* **Material shown**
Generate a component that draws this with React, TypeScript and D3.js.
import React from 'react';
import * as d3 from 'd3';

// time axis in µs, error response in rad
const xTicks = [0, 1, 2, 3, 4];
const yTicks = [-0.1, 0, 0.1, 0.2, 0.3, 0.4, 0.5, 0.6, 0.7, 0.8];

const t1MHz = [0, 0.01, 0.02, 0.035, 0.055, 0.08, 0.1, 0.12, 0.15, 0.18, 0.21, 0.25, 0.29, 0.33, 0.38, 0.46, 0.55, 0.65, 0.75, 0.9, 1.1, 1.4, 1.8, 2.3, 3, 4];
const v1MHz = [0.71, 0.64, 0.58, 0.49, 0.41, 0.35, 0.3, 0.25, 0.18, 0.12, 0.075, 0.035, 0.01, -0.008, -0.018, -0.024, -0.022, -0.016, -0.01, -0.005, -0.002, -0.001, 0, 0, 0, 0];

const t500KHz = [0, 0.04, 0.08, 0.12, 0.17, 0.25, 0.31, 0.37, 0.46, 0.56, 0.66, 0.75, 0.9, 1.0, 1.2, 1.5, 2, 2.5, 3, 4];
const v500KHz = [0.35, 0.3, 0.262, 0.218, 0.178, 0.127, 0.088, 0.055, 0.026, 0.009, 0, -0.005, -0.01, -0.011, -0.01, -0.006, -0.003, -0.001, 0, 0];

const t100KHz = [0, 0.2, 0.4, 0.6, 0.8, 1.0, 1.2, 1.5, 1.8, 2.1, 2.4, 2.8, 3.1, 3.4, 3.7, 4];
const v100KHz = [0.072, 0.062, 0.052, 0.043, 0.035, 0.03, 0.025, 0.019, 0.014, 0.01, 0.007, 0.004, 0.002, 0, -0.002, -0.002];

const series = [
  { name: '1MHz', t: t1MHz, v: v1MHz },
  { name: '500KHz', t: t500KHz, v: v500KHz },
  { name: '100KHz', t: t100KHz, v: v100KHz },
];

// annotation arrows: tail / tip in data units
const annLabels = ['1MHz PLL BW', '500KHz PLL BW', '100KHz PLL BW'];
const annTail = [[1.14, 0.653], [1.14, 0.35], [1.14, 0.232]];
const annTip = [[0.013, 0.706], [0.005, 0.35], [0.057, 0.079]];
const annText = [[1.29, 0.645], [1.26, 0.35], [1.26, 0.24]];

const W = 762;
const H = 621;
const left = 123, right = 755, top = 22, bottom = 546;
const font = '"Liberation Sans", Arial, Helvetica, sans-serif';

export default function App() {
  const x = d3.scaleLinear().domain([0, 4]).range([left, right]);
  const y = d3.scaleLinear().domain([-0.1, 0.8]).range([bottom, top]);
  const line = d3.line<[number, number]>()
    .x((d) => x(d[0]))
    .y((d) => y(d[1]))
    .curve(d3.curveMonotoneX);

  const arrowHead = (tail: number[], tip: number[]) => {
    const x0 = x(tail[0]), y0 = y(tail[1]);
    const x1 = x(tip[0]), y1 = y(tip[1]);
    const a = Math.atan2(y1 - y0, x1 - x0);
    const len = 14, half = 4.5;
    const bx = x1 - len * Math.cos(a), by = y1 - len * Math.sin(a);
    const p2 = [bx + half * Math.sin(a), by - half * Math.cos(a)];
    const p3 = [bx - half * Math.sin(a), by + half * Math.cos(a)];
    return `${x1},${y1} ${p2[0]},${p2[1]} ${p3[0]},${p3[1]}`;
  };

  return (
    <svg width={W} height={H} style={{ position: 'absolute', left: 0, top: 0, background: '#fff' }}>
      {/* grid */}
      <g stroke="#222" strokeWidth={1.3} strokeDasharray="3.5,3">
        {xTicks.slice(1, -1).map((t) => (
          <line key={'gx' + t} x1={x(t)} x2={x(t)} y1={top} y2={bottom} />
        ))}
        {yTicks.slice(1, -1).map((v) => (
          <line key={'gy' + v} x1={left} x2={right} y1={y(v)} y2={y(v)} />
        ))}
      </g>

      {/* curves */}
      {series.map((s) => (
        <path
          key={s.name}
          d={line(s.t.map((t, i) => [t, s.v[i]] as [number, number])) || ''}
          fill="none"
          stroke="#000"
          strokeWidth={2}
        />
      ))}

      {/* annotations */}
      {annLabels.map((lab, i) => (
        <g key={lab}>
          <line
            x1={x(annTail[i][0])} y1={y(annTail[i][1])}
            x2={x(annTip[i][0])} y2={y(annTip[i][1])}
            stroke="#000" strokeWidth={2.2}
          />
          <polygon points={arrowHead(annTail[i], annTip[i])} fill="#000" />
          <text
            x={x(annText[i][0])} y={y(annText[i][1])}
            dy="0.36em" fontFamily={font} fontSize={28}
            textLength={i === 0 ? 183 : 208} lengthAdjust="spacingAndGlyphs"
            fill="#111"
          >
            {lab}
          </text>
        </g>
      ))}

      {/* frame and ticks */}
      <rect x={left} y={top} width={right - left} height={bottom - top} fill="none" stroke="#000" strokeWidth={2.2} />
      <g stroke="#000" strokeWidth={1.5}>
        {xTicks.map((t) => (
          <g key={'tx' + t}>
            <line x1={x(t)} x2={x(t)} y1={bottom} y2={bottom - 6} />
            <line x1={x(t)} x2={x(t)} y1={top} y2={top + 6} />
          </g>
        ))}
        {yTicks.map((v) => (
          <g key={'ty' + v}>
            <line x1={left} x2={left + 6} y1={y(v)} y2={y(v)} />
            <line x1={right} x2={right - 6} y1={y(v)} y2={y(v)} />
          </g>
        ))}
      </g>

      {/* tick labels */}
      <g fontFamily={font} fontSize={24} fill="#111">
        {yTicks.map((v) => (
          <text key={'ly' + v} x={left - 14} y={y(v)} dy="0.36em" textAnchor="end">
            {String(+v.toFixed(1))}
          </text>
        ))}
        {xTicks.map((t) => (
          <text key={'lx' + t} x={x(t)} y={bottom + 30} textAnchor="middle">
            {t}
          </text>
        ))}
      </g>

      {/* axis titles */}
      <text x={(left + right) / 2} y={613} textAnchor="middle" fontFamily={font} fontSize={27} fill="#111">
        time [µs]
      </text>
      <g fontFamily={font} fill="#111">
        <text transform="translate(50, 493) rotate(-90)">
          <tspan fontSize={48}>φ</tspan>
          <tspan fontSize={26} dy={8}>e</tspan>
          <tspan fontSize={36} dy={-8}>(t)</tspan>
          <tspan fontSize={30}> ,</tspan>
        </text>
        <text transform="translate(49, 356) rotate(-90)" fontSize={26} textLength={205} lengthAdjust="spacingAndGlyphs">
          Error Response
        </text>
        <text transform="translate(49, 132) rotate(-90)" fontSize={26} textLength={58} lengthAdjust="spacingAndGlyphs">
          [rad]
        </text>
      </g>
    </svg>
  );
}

* * *

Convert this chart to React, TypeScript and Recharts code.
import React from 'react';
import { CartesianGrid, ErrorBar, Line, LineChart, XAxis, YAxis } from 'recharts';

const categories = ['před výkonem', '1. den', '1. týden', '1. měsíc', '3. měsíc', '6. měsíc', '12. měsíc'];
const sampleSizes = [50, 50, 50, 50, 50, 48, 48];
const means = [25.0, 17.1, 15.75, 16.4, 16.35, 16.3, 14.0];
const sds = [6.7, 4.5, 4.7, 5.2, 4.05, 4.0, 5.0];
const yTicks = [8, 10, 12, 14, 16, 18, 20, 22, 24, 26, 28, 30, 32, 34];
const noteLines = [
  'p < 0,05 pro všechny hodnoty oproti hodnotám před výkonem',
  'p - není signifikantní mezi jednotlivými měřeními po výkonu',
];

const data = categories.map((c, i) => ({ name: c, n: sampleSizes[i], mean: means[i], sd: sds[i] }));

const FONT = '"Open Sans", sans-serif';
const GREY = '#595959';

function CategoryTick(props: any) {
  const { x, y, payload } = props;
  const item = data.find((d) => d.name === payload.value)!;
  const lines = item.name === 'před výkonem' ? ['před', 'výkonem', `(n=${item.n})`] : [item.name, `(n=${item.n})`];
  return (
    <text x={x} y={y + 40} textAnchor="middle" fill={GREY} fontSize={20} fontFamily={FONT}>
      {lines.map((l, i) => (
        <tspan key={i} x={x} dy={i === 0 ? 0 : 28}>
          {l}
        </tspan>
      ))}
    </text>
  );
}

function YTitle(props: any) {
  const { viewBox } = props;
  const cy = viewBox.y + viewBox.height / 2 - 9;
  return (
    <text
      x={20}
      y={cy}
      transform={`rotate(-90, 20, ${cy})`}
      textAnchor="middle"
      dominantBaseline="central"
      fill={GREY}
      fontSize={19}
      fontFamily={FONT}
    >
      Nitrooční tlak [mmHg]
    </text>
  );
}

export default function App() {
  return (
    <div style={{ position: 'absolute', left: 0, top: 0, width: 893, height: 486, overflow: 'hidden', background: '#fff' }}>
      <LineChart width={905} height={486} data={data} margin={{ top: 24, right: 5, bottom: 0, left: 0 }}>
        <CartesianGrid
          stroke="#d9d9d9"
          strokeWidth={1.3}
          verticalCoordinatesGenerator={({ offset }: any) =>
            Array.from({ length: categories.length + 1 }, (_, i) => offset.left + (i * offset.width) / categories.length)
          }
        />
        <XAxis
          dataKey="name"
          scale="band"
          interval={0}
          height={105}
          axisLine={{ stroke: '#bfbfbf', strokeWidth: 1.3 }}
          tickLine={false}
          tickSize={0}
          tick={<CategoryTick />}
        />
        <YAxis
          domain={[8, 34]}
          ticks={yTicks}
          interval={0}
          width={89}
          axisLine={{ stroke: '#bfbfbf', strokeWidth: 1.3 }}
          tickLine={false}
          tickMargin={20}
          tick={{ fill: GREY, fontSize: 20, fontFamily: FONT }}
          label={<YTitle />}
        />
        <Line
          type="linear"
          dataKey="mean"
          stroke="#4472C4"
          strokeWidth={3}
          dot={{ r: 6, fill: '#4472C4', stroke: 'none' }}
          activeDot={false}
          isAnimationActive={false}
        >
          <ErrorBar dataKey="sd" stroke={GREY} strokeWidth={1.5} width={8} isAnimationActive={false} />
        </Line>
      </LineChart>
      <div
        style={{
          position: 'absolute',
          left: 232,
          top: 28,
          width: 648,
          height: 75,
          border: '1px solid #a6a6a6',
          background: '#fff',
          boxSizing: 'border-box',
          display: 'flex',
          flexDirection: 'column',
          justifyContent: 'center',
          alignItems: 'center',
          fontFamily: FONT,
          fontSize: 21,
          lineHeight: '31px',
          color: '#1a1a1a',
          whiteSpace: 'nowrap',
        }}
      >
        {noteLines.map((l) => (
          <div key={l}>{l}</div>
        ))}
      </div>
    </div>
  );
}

---

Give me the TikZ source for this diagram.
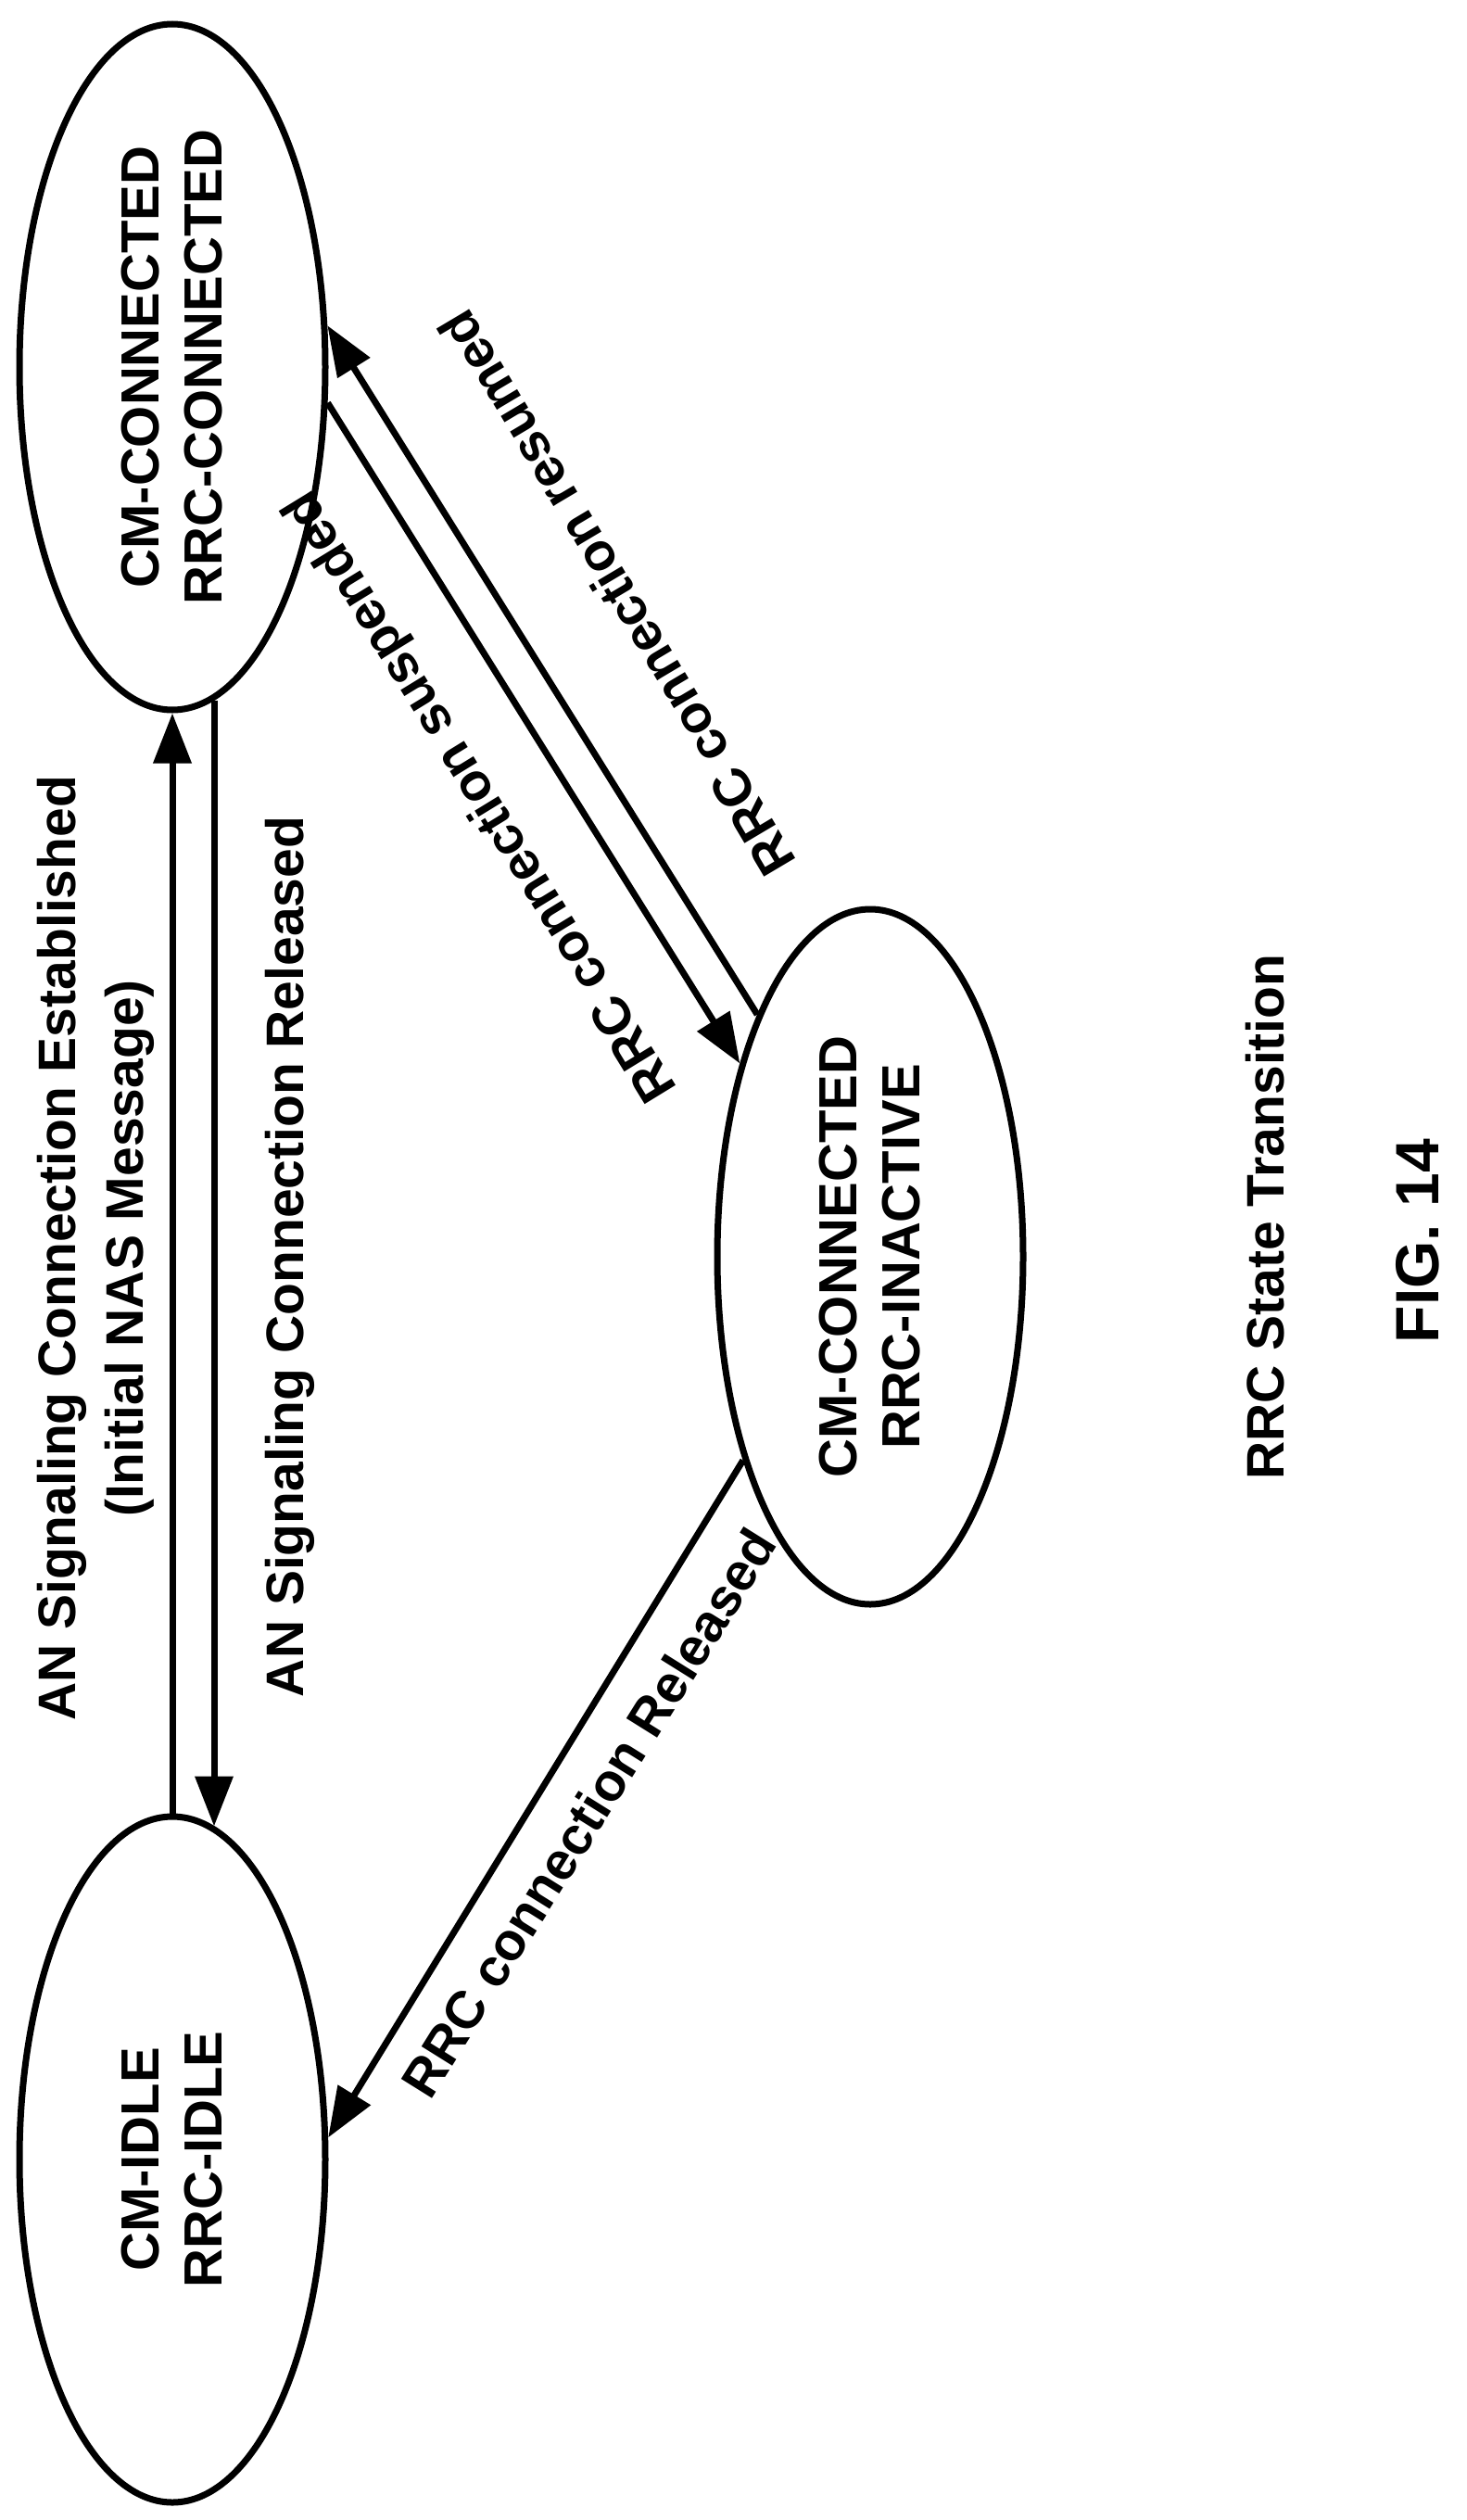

* **What the task requires**
Give back, word for word, only the lines above from the line holding "Generate a component" to the line holding "0.6, 0.7, 0.8];", both included.

* **Response**
Generate a component that draws this with React, TypeScript and D3.js.
import React from 'react';
import * as d3 from 'd3';

// time axis in µs, error response in rad
const xTicks = [0, 1, 2, 3, 4];
const yTicks = [-0.1, 0, 0.1, 0.2, 0.3, 0.4, 0.5, 0.6, 0.7, 0.8];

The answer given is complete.